# [Exercise description]
Copy, in full, each line of the material that holds the word "chart".

# [Data provided]
::::::::::
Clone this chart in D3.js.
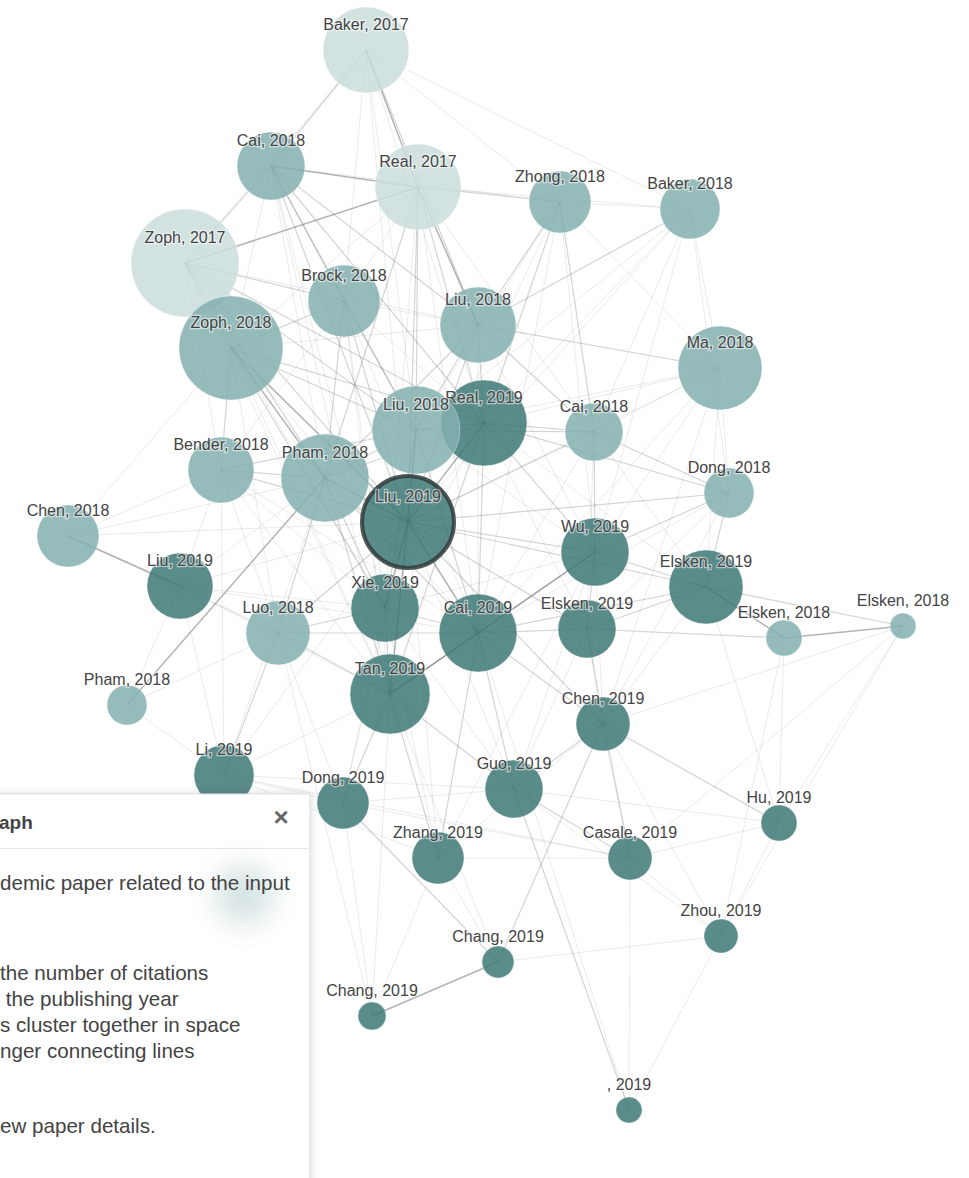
<!DOCTYPE html>
<html>
<head>
<meta charset="utf-8">
<script src="https://cdn.jsdelivr.net/npm/d3@7/dist/d3.min.js"></script>
<style>
  html, body { margin: 0; padding: 0; background: #fff; }
  svg { display: block; }
</style>
</head>
<body>
<svg id="chart" width="969" height="1178"></svg>
<script>
// ---------------- DATA ----------------
const ids = ["baker17","cai18a","real17","zhong18","baker18","zoph17","brock18","liu18a","zoph18","ma18",
  "real19","liu18b","cai18b","bender18","pham18a","dong18","liu19a","chen18","wu19","elsken19a",
  "liu19b","xie19","luo18","cai19","elsken19b","elsken18a","elsken18b","pham18b","tan19","chen19",
  "li19","dong19","guo19","hu19","zhang19","casale19","zhou19","chang19a","chang19b","x19"];
const authors = ["Baker","Cai","Real","Zhong","Baker","Zoph","Brock","Liu","Zoph","Ma",
  "Real","Liu","Cai","Bender","Pham","Dong","Liu","Chen","Wu","Elsken",
  "Liu","Xie","Luo","Cai","Elsken","Elsken","Elsken","Pham","Tan","Chen",
  "Li","Dong","Guo","Hu","Zhang","Casale","Zhou","Chang","Chang",""];
const years = [2017,2018,2017,2018,2018,2017,2018,2018,2018,2018,
  2019,2018,2018,2018,2018,2018,2019,2018,2019,2019,
  2019,2019,2018,2019,2019,2018,2018,2018,2019,2019,
  2019,2019,2019,2019,2019,2019,2019,2019,2019,2019];
const citations = [1585,991,1585,824,772,2500,1111,1238,2320,1512,
  1585,1660,721,934,1660,536,1814,824,991,1174,
  934,991,878,1304,721,278,145,343,1372,625,
  772,580,721,278,580,415,248,219,168,145];
// layout (embedding) coordinates of the force layout
const layoutX = [36.6,27.1,41.8,56.0,69.0,18.5,34.4,47.8,23.1,72.0,
  48.4,41.6,59.4,22.1,32.5,72.9,40.8,6.8,59.5,70.6,
  18.0,38.5,27.8,47.8,58.7,78.4,90.3,12.7,39.0,60.3,
  22.4,34.3,51.4,77.9,43.8,63.0,72.1,49.8,37.2,62.9];
const layoutY = [5.0,16.6,18.7,20.2,20.9,26.3,30.1,32.5,34.8,36.8,
  42.3,43.0,43.2,47.0,47.8,49.3,52.2,53.6,55.2,58.7,
  58.6,60.8,63.3,63.3,62.9,63.8,62.6,70.5,69.4,72.4,
  77.5,80.3,78.9,82.3,85.8,85.8,93.6,96.2,101.6,111.0];
const originId = "liu19a";
// similarity links [source, target, strength 1..3]
const links = [
 ["baker17","cai18a",2],["baker17","real17",3],["baker17","brock18",1],["baker17","liu18a",2],["baker17","zhong18",1],["baker17","baker18",1],["baker17","liu18b",1],["baker17","real19",1],["baker17","zoph17",1],
 ["cai18a","real17",3],["cai18a","zoph17",2],["cai18a","brock18",2],["cai18a","liu18a",2],["cai18a","liu18b",2],["cai18a","real19",2],["cai18a","liu19a",2],["cai18a","zoph18",1],["cai18a","pham18a",1],["cai18a","xie19",1],["cai18a","zhong18",1],
 ["real17","zoph17",3],["real17","zhong18",2],["real17","liu18a",3],["real17","liu18b",2],["real17","real19",2],["real17","brock18",1],["real17","pham18a",2],["real17","liu19a",2],["real17","zoph18",1],["real17","cai18b",1],["real17","baker18",1],
 ["zhong18","liu18a",2],["zhong18","cai18b",2],["zhong18","liu18b",1],["zhong18","real19",2],["zhong18","baker18",1],["zhong18","liu19a",1],["zhong18","ma18",1],
 ["baker18","liu18a",2],["baker18","real19",1],["baker18","liu18b",1],["baker18","liu19a",1],["baker18","ma18",1],["baker18","cai18b",1],
 ["zoph17","zoph18",2],["zoph17","brock18",2],["zoph17","liu18b",2],["zoph17","pham18a",2],["zoph17","liu19a",2],["zoph17","real19",2],["zoph17","liu18a",1],["zoph17","bender18",1],
 ["brock18","zoph18",2],["brock18","liu18b",2],["brock18","pham18a",2],["brock18","liu19a",2],["brock18","real19",1],["brock18","xie19",1],["brock18","liu18a",1],["brock18","bender18",1],
 ["liu18a","liu18b",2],["liu18a","real19",2],["liu18a","liu19a",2],["liu18a","cai18b",2],["liu18a","pham18a",2],["liu18a","ma18",2],["liu18a","wu19",1],["liu18a","cai19",1],["liu18a","zoph18",1],
 ["zoph18","liu18b",2],["zoph18","pham18a",3],["zoph18","liu19a",3],["zoph18","real19",2],["zoph18","bender18",2],["zoph18","xie19",2],["zoph18","cai19",1],["zoph18","tan19",1],["zoph18","luo18",1],
 ["ma18","real19",1],["ma18","cai18b",1],["ma18","liu19a",1],["ma18","liu18b",1],["ma18","dong18",1],["ma18","wu19",1],["ma18","cai19",1],
 ["liu18b","real19",2],["liu18b","liu19a",3],["liu18b","pham18a",2],["liu18b","cai18b",2],["liu18b","cai19",2],["liu18b","xie19",2],["liu18b","bender18",2],["liu18b","wu19",1],["liu18b","tan19",1],
 ["real19","liu19a",3],["real19","cai18b",2],["real19","cai19",2],["real19","wu19",2],["real19","dong18",2],["real19","pham18a",2],["real19","tan19",2],["real19","xie19",1],["real19","elsken19b",1],["real19","elsken19a",1],
 ["cai18b","dong18",2],["cai18b","wu19",2],["cai18b","liu19a",2],["cai18b","elsken19a",1],["cai18b","elsken19b",1],["cai18b","cai19",1],
 ["bender18","pham18a",2],["bender18","liu19a",2],["bender18","luo18",1],["bender18","liu19b",1],["bender18","xie19",1],["bender18","cai19",1],
 ["pham18a","liu19a",3],["pham18a","xie19",2],["pham18a","luo18",2],["pham18a","pham18b",3],["pham18a","cai19",2],["pham18a","tan19",2],["pham18a","liu19b",1],["pham18a","li19",1],
 ["dong18","liu19a",2],["dong18","wu19",2],["dong18","elsken19a",2],["dong18","cai19",1],["dong18","elsken19b",1],
 ["liu19a","wu19",2],["liu19a","elsken19a",2],["liu19a","xie19",3],["liu19a","cai19",3],["liu19a","tan19",3],["liu19a","elsken19b",2],["liu19a","luo18",2],["liu19a","liu19b",1],["liu19a","chen19",2],["liu19a","guo19",1],["liu19a","dong19",1],["liu19a","li19",1],["liu19a","zhang19",1],
 ["chen18","liu19b",3],["chen18","bender18",1],["chen18","luo18",1],
 ["wu19","tan19",3],["wu19","cai19",2],["wu19","elsken19b",2],["wu19","elsken19a",2],["wu19","chen19",1],["wu19","xie19",1],
 ["elsken19a","elsken19b",2],["elsken19a","elsken18a",3],["elsken19a","elsken18b",2],["elsken19a","cai19",2],["elsken19a","chen19",1],["elsken19a","hu19",1],
 ["elsken19b","elsken18a",2],["elsken18a","elsken18b",3],["elsken19b","cai19",2],["elsken19b","chen19",2],["elsken19b","guo19",1],["elsken19b","casale19",1],
 ["chen19","hu19",2],["chen19","chang19a",2],["chen19","casale19",2],["chen19","cai19",2],["chen19","guo19",2],["chen19","zhou19",1],["chen19","zhang19",1],
 ["dong19","chang19a",2],["guo19","x19",2],["chang19a","chang19b",3],
 ["cai19","guo19",2],["cai19","zhang19",2],["cai19","tan19",3],["cai19","xie19",2],["tan19","dong19",2],["tan19","zhang19",2],["tan19","xie19",2],["tan19","guo19",2],["luo18","li19",2],["liu19b","luo18",1],["li19","dong19",1],["luo18","tan19",2],["luo18","xie19",2],["luo18","dong19",1],
 ["hu19","zhou19",1],["zhou19","x19",1],["casale19","zhou19",1],["hu19","elsken18a",1],["elsken18b","hu19",1],["chang19b","dong19",1],["chang19b","luo18",1],["zhang19","casale19",1],["li19","casale19",1],["dong19","guo19",1],["guo19","casale19",2],["hu19","casale19",1],["casale19","x19",1],["zhang19","chang19a",1],["elsken18b","zhou19",1],["elsken18a","zhou19",1],
 ["xie19","dong19",1],["xie19","zhang19",1],["li19","pham18b",1],["pham18b","luo18",1],["liu19b","li19",1],["liu19b","xie19",1],["li19","tan19",1],["chang19b","zhang19",1],["chang19a","zhou19",1],
 ["chen18","pham18a",1],["chen18","liu19a",1],["chen18","zoph18",1],["pham18b","liu19b",1],["ma18","elsken19a",1],["ma18","chen19",1],["dong18","chen19",1],["elsken18b","casale19",1],["elsken18b","chen19",1],["hu19","guo19",1],["zhou19","guo19",1],["li19","zhang19",1],["li19","guo19",1],["dong19","casale19",1],["chang19b","tan19",1],["chang19a","tan19",1],["x19","cai19",1],["xie19","guo19",1],["wu19","guo19",1],["wu19","zhang19",1],["bender18","tan19",1],["bender18","li19",1],["luo18","cai19",2],["liu19b","tan19",1],["liu19b","cai19",1],["zoph17","xie19",1],["zoph17","tan19",1],["brock18","cai19",1],["brock18","tan19",1],["real17","cai19",1],["real17","xie19",1],["baker17","liu19a",1],["cai18a","tan19",1],["zhong18","wu19",1],["zhong18","cai19",1],["baker18","wu19",1],["baker18","dong18",1]
];
const panelTitle = "aph";
const panelLines = ["demic paper related to the input", "the number of citations", " the publishing year",
  "s cluster together in space", "nger connecting lines", "ew paper details."];

// ---------------- SCALES ----------------
const W = 969, H = 1178;
const x = d3.scaleLinear().domain([0, 96.9]).range([0, W]);
const y = d3.scaleLinear().domain([0, 117.8]).range([0, H]);
const r = d3.scaleSqrt().domain([0, 2500]).range([0, 54]);
const color = d3.scaleLinear().domain([2017, 2018, 2019])
  .range(["#cadddc", "#84afaf", "#3d7876"]);
const linkOpacity = d3.scaleOrdinal().domain([1,2,3]).range([0.14, 0.3, 0.52]);
const linkWidth = d3.scaleOrdinal().domain([1,2,3]).range([1, 1.2, 1.5]);

const nodes = ids.map((id, i) => ({
  id, i, label: authors[i] + ", " + years[i], year: years[i], cit: citations[i],
  px: x(layoutX[i]), py: y(layoutY[i])
}));
const byId = new Map(nodes.map(n => [n.id, n]));

const svg = d3.select("#chart");
const defs = svg.append("defs");
const shadow = defs.append("filter").attr("id", "shadow").attr("x", "-20%").attr("y", "-20%").attr("width", "140%").attr("height", "140%");
shadow.append("feDropShadow").attr("dx", 0).attr("dy", 0).attr("stdDeviation", 4).attr("flood-color", "#000").attr("flood-opacity", 0.15);
const blur = defs.append("filter").attr("id", "blur").attr("x", "-100%").attr("y", "-100%").attr("width", "300%").attr("height", "300%");
blur.append("feGaussianBlur").attr("stdDeviation", 14);

// links
svg.append("g").selectAll("line").data(links).join("line")
  .attr("x1", d => byId.get(d[0]).px).attr("y1", d => byId.get(d[0]).py)
  .attr("x2", d => byId.get(d[1]).px).attr("y2", d => byId.get(d[1]).py)
  .attr("stroke", "#6f6f6f")
  .attr("stroke-opacity", d => linkOpacity(d[2]))
  .attr("stroke-width", d => linkWidth(d[2]));

// nodes
const drawOrder = nodes.filter(n => n.id !== originId).concat(nodes.filter(n => n.id === originId));
svg.append("g").selectAll("circle").data(drawOrder).join("circle")
  .attr("cx", d => d.px).attr("cy", d => d.py).attr("r", d => r(d.cit))
  .attr("fill", d => color(d.year)).attr("fill-opacity", 0.85)
  .attr("stroke", d => d.id === originId ? "#2f3a3a" : "#ffffff")
  .attr("stroke-opacity", d => d.id === originId ? 0.85 : 0.35)
  .attr("stroke-width", d => d.id === originId ? 4 : 1);

// labels
svg.append("g").selectAll("text").data(nodes).join("text")
  .attr("x", d => d.px).attr("y", d => d.py - 26).attr("dy", "0.35em")
  .attr("text-anchor", "middle")
  .attr("font-family", "'Liberation Sans', Arial, sans-serif")
  .attr("font-size", 16)
  .attr("fill", "#444")
  .attr("stroke", "#fff").attr("stroke-width", 2.5).attr("stroke-opacity", 0.55)
  .attr("paint-order", "stroke")
  .text(d => d.label);

// info panel (partly off-screen)
const panel = svg.append("g");
panel.append("rect").attr("x", -30).attr("y", 794).attr("width", 340).attr("height", 420)
  .attr("fill", "#fff").attr("stroke", "#dcdcdc").attr("stroke-width", 1).attr("filter", "url(#shadow)");
panel.append("circle").attr("cx", 244).attr("cy", 895).attr("r", 30)
  .attr("fill", "#6e9e9c").attr("opacity", 0.28).attr("filter", "url(#blur)");
panel.append("line").attr("x1", 0).attr("x2", 310).attr("y1", 848.5).attr("y2", 848.5)
  .attr("stroke", "#e6e6e6").attr("stroke-width", 1);
panel.append("text").attr("x", -1).attr("y", 829)
  .attr("font-family", "'Liberation Sans', Arial, sans-serif").attr("font-size", 19).attr("font-weight", "bold")
  .attr("fill", "#444").text(panelTitle);
panel.append("text").attr("x", 281).attr("y", 817).attr("dy", "0.35em").attr("text-anchor", "middle")
  .attr("font-family", "'Liberation Sans', Arial, sans-serif").attr("font-size", 26).attr("font-weight", "bold")
  .attr("fill", "#666").text("×");
const lineY = [890, 980, 1006, 1032, 1058, 1133];
panel.selectAll("text.body").data(panelLines).join("text").attr("class", "body")
  .attr("x", 0).attr("y", (d, i) => lineY[i])
  .attr("xml:space", "preserve").style("white-space", "pre")
  .attr("font-family", "'Liberation Sans', Arial, sans-serif").attr("font-size", 20.6)
  .attr("fill", "#444").text(d => d);
</script>
</body>
</html>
::::::::::
# [Solution for this exercise]
Clone this chart in D3.js.
<svg id="chart" width="969" height="1178"></svg>
const svg = d3.select("#chart");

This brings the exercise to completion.